### The request
Search the material and gather each line with "chart" in it.

[START OF Raw data]

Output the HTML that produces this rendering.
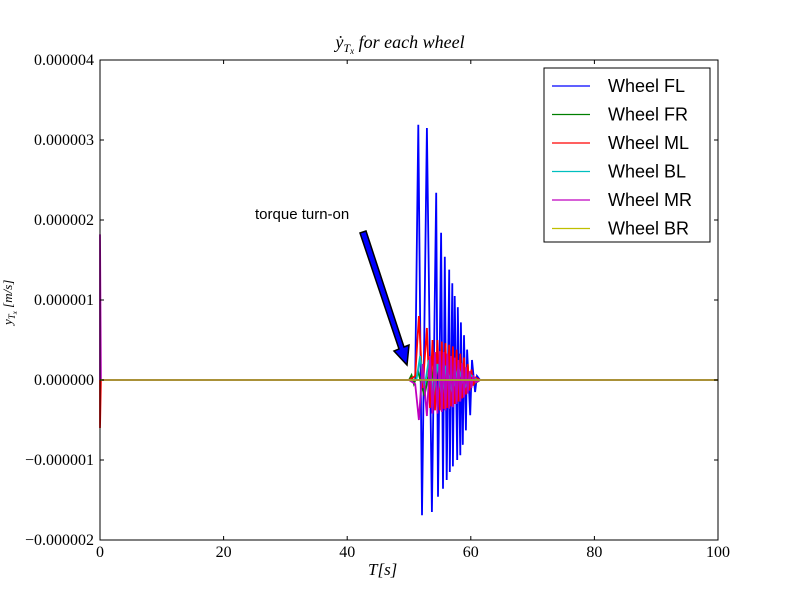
<!DOCTYPE html>
<html><head><meta charset="utf-8"><style>
body{margin:0;background:#fff;}
svg{display:block;font-family:"Liberation Serif",serif;}
</style></head><body>
<svg id="chart" width="800" height="600" viewBox="0 0 800 600">
<rect x="0" y="0" width="800" height="600" fill="#fff"/>
<g id="marks"></g>
<rect x="100" y="60" width="618" height="480" fill="none" stroke="#000" stroke-width="1"/>
<g id="axes"></g>
<text x="400" y="48" text-anchor="middle" font-size="18" font-style="italic">ẏ<tspan font-size="12" dy="4">T<tspan font-size="9" dy="2">x</tspan></tspan><tspan dy="-6"> for each wheel</tspan></text>
<text x="368" y="575" font-size="17" font-style="italic">T[s]</text>
<text transform="translate(12,325) rotate(-90)" font-size="13" font-style="italic">y<tspan font-size="9" dy="3">T<tspan font-size="7" dy="2">x</tspan></tspan><tspan dy="-5"> [m/s]</tspan></text>
<g>
<text x="255" y="219" font-family="Liberation Sans, sans-serif" font-size="15">torque turn-on</text>
<polygon points="360,233 366,231 404,347 409,345 407,365 394,351 399,349" fill="#0000ff" stroke="#000" stroke-width="1.5"/>
</g>
<g>
<rect x="544" y="68" width="166" height="174" fill="#fff" stroke="#000"/>
<g id="legend-items"></g>
</g>
</svg>
<script>
const xTicks=[0,20,40,60,80,100];
const yTicks=[-2,-1,0,1,2,3,4];
const yTickLabels=["\u22120.000002","\u22120.000001","0.000000","0.000001","0.000002","0.000003","0.000004"];
const seriesNames=["Wheel FL","Wheel FR","Wheel ML","Wheel BL","Wheel MR","Wheel BR"];
const seriesColors=["#0000ff","#007f00","#ff0000","#00bfbf","#bf00bf","#bfbf00"];
// values in units of 1e-6
const flT=[0,50,51.0,51.5,52.1,52.9,53.7,54.4,54.7,55.2,55.5,55.8,56.1,56.5,56.6,57.0,57.1,57.4,57.8,57.9,58.3,58.4,58.7,58.9,59.2,59.4,59.9,60.2,60.7,61.0,61.5,100];
const flV=[0,0,0,3.19,-1.69,3.15,-1.65,2.34,-1.46,1.84,-1.36,1.54,-1.25,1.38,-1.15,1.21,-1.08,1.05,-1.0,0.91,-0.94,0.72,-0.81,0.56,-0.63,0.38,-0.44,0.25,-0.15,0.05,0,0];
const frT=[0,50,50.4,50.8,51.5,52.5,53.5,54.5,55.5,56.5,57.5,58.5,59.5,60.5,61.5,100];
const frV=[0,0,0.06,-0.05,0.1,-0.2,0.2,-0.25,0.25,-0.25,0.22,-0.18,0.12,-0.05,0,0];
const mlT=[0,0,0.15,50,51.0,51.6,52.2,52.9,53.4,53.8,54.2,54.6,55.0,55.3,55.6,55.9,56.2,56.5,56.8,57.1,57.4,57.7,58.0,58.3,58.6,58.9,59.2,59.5,59.8,60.1,60.4,60.8,61.5,100];
const mlV=[0,-0.6,0,0,0.05,0.8,-0.1,0.65,-0.35,0.5,-0.38,0.5,-0.38,0.48,-0.36,0.46,-0.35,0.44,-0.33,0.42,-0.3,0.38,-0.27,0.33,-0.23,0.28,-0.18,0.2,-0.13,0.13,-0.07,0.03,0,0];
const blT=[0,50,51.2,51.8,52.5,53.2,53.9,54.6,55.3,56.0,57.0,58.0,59.0,60.0,61.0,100];
const blV=[0,0,0.0,0.3,-0.1,0.25,-0.2,0.2,-0.2,0.18,-0.15,0.15,-0.1,0.06,0,0];
const mrT=[0,0,0.15,50,51.0,51.6,52.2,52.9,53.4,53.8,54.2,54.6,55.0,55.3,55.6,55.9,56.2,56.5,56.8,57.1,57.4,57.7,58.0,58.3,58.6,58.9,59.2,59.5,59.8,60.1,60.4,60.8,61.5,100];
const mrV=[0,1.82,0,0,-0.05,-0.5,0.2,-0.45,0.3,-0.42,0.35,-0.42,0.36,-0.4,0.35,-0.38,0.33,-0.36,0.3,-0.34,0.28,-0.3,0.25,-0.27,0.21,-0.22,0.16,-0.17,0.11,-0.1,0.06,-0.03,0,0];
const brT=[0,100];
const brV=[0,0];
const seriesT=[flT,frT,mlT,blT,mrT,brT];
const seriesV=[flV,frV,mlV,blV,mrV,brV];
const NS="http://www.w3.org/2000/svg";
function xs(t){return 100+t*6.18;}
function ys(v){return 380-v*80;}
const marks=document.getElementById('marks');
const drawOrder=[0,1,2,3,4,5];
drawOrder.forEach(i=>{
  const p=document.createElementNS(NS,'polyline');
  p.setAttribute('points',seriesT[i].map((t,k)=>xs(t).toFixed(1)+','+ys(seriesV[i][k]).toFixed(1)).join(' '));
  p.setAttribute('fill','none');p.setAttribute('stroke',seriesColors[i]);p.setAttribute('stroke-width','1.8');
  
  
  marks.appendChild(p);
});
const base=document.createElementNS(NS,'line');
base.setAttribute('x1',xs(0));base.setAttribute('x2',xs(100));base.setAttribute('y1',ys(0));base.setAttribute('y2',ys(0));
base.setAttribute('stroke','#a8903a');base.setAttribute('stroke-width','1.8');


marks.appendChild(base);
const axes=document.getElementById('axes');
xTicks.forEach(t=>{
  const x=xs(t);
  [[540,536],[60,64]].forEach(([a,b])=>{const l=document.createElementNS(NS,'line');l.setAttribute('x1',x);l.setAttribute('x2',x);l.setAttribute('y1',a);l.setAttribute('y2',b);l.setAttribute('stroke','#000');
    
    
    axes.appendChild(l);});
  const tx=document.createElementNS(NS,'text');tx.setAttribute('x',x);tx.setAttribute('y',557);tx.setAttribute('text-anchor','middle');tx.setAttribute('font-size','16');tx.textContent=t;
  
  
  axes.appendChild(tx);
});
yTicks.forEach((v,i)=>{
  const y=ys(v);
  [[100,104],[718,714]].forEach(([a,b])=>{const l=document.createElementNS(NS,'line');l.setAttribute('x1',a);l.setAttribute('x2',b);l.setAttribute('y1',y);l.setAttribute('y2',y);l.setAttribute('stroke','#000');
    
    
    axes.appendChild(l);});
  const tx=document.createElementNS(NS,'text');tx.setAttribute('x',94);tx.setAttribute('y',y+5);tx.setAttribute('text-anchor','end');tx.setAttribute('font-size','16');tx.textContent=yTickLabels[i];
  
  
  axes.appendChild(tx);
});
const li=document.getElementById('legend-items');
seriesNames.forEach((n,i)=>{
  const y=86+i*28.5;
  const g=document.createElementNS(NS,'g');
  
  
  const l=document.createElementNS(NS,'line');l.setAttribute('x1',552);l.setAttribute('x2',590);l.setAttribute('y1',y);l.setAttribute('y2',y);l.setAttribute('stroke',seriesColors[i]);l.setAttribute('stroke-width','1.3');
  
  
  const t=document.createElementNS(NS,'text');t.setAttribute('x',608);t.setAttribute('y',y+6);t.setAttribute('font-size','18');t.setAttribute('font-family','Liberation Sans, sans-serif');t.textContent=n;
  
  
  g.appendChild(l);g.appendChild(t);li.appendChild(g);
});
</script>
</body></html>
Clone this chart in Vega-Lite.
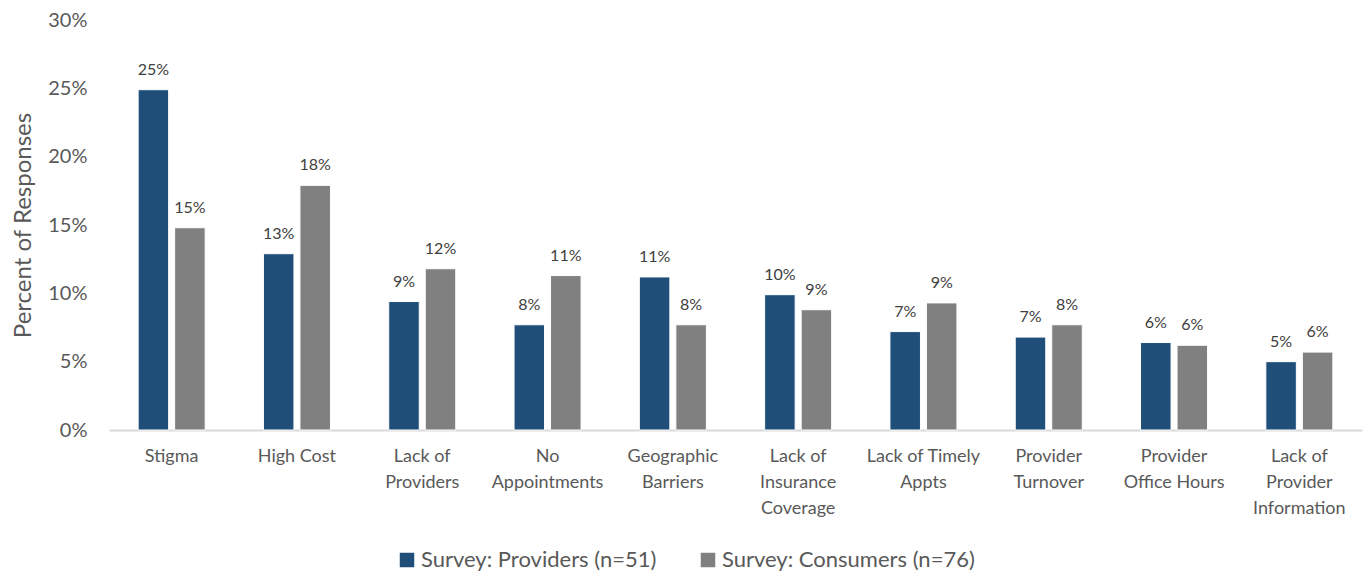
{
  "$schema": "https://vega.github.io/schema/vega-lite/v6.json",
  "autosize": {"type": "none"},
  "padding": {"left": 109, "top": 20, "right": 4, "bottom": 146},
  "width": 1253,
  "height": 410,
  "background": "white",
  "data": {
    "values": [
      {"category": "Stigma", "series": "Survey: Providers (n=51)", "value": 0.249},
      {"category": "Stigma", "series": "Survey: Consumers (n=76)", "value": 0.148},
      {"category": "High Cost", "series": "Survey: Providers (n=51)", "value": 0.129},
      {"category": "High Cost", "series": "Survey: Consumers (n=76)", "value": 0.179},
      {"category": "Lack of\nProviders", "series": "Survey: Providers (n=51)", "value": 0.094},
      {"category": "Lack of\nProviders", "series": "Survey: Consumers (n=76)", "value": 0.118},
      {"category": "No\nAppointments", "series": "Survey: Providers (n=51)", "value": 0.077},
      {"category": "No\nAppointments", "series": "Survey: Consumers (n=76)", "value": 0.113},
      {"category": "Geographic\nBarriers", "series": "Survey: Providers (n=51)", "value": 0.112},
      {"category": "Geographic\nBarriers", "series": "Survey: Consumers (n=76)", "value": 0.077},
      {"category": "Lack of\nInsurance\nCoverage", "series": "Survey: Providers (n=51)", "value": 0.099},
      {"category": "Lack of\nInsurance\nCoverage", "series": "Survey: Consumers (n=76)", "value": 0.088},
      {"category": "Lack of Timely\nAppts", "series": "Survey: Providers (n=51)", "value": 0.072},
      {"category": "Lack of Timely\nAppts", "series": "Survey: Consumers (n=76)", "value": 0.093},
      {"category": "Provider\nTurnover", "series": "Survey: Providers (n=51)", "value": 0.068},
      {"category": "Provider\nTurnover", "series": "Survey: Consumers (n=76)", "value": 0.077},
      {"category": "Provider\nOffice Hours", "series": "Survey: Providers (n=51)", "value": 0.064},
      {"category": "Provider\nOffice Hours", "series": "Survey: Consumers (n=76)", "value": 0.062},
      {"category": "Lack of\nProvider\nInformation", "series": "Survey: Providers (n=51)", "value": 0.050},
      {"category": "Lack of\nProvider\nInformation", "series": "Survey: Consumers (n=76)", "value": 0.057}
    ]
  },
  "config": {
    "view": {"stroke": null},
    "font": "Lato",
    "axis": {"labelFont": "Lato", "titleFont": "Lato"},
    "legend": {"labelFont": "Lato"}
  },
  "encoding": {
    "x": {
      "field": "category",
      "type": "nominal",
      "sort": null,
      "scale": {"paddingInner": 0.465, "paddingOuter": 0.2325},
      "axis": {
        "title": null,
        "labelAngle": 0,
        "labelExpr": "split(datum.label, '\\n')",
        "labelFontSize": 18,
        "labelColor": "#595959",
        "labelLineHeight": 26,
        "labelPadding": 17,
        "labelLimit": 200,
        "ticks": false,
        "domainColor": "#d9d9d9",
        "domainWidth": 2
      }
    },
    "xOffset": {
      "field": "series",
      "type": "nominal",
      "sort": ["Survey: Providers (n=51)", "Survey: Consumers (n=76)"],
      "scale": {"paddingInner": 0.164, "paddingOuter": 0}
    },
    "y": {
      "field": "value",
      "type": "quantitative",
      "scale": {"domain": [0, 0.3], "nice": false},
      "axis": {
        "title": "Percent of Responses",
        "titleFontSize": 24,
        "titleFontWeight": "normal",
        "titleColor": "#595959",
        "titlePadding": 12,
        "format": ".0%",
        "values": [0, 0.05, 0.1, 0.15, 0.2, 0.25, 0.3],
        "labelFontSize": 20,
        "labelColor": "#595959",
        "labelPadding": 22,
        "grid": false,
        "ticks": false,
        "domain": false
      }
    }
  },
  "layer": [
    {
      "mark": {"type": "bar", "stroke": "white", "strokeWidth": 1},
      "encoding": {
        "color": {
          "field": "series",
          "type": "nominal",
          "sort": ["Survey: Providers (n=51)", "Survey: Consumers (n=76)"],
          "scale": {"domain": ["Survey: Providers (n=51)", "Survey: Consumers (n=76)"], "range": ["#1f4e79", "#808080"]},
          "legend": {
            "title": null,
            "orient": "none",
            "direction": "horizontal",
            "legendX": 287,
            "legendY": 529,
            "symbolType": "square",
            "symbolSize": 210,
            "symbolStrokeWidth": 0,
            "labelFontSize": 22,
            "labelColor": "#595959",
            "labelLimit": 400,
            "columnPadding": 40,
            "labelOffset": 3
          }
        }
      }
    },
    {
      "mark": {"type": "text", "baseline": "bottom", "dy": -12, "fontSize": 16, "color": "#404040"},
      "encoding": {
        "text": {"field": "value", "type": "quantitative", "format": ".0%"}
      }
    }
  ]
}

[END OF Raw data]

### Exercise solution
<svg id="chart" width="800" height="600" viewBox="0 0 800 600">
Clone this chart in Vega-Lite.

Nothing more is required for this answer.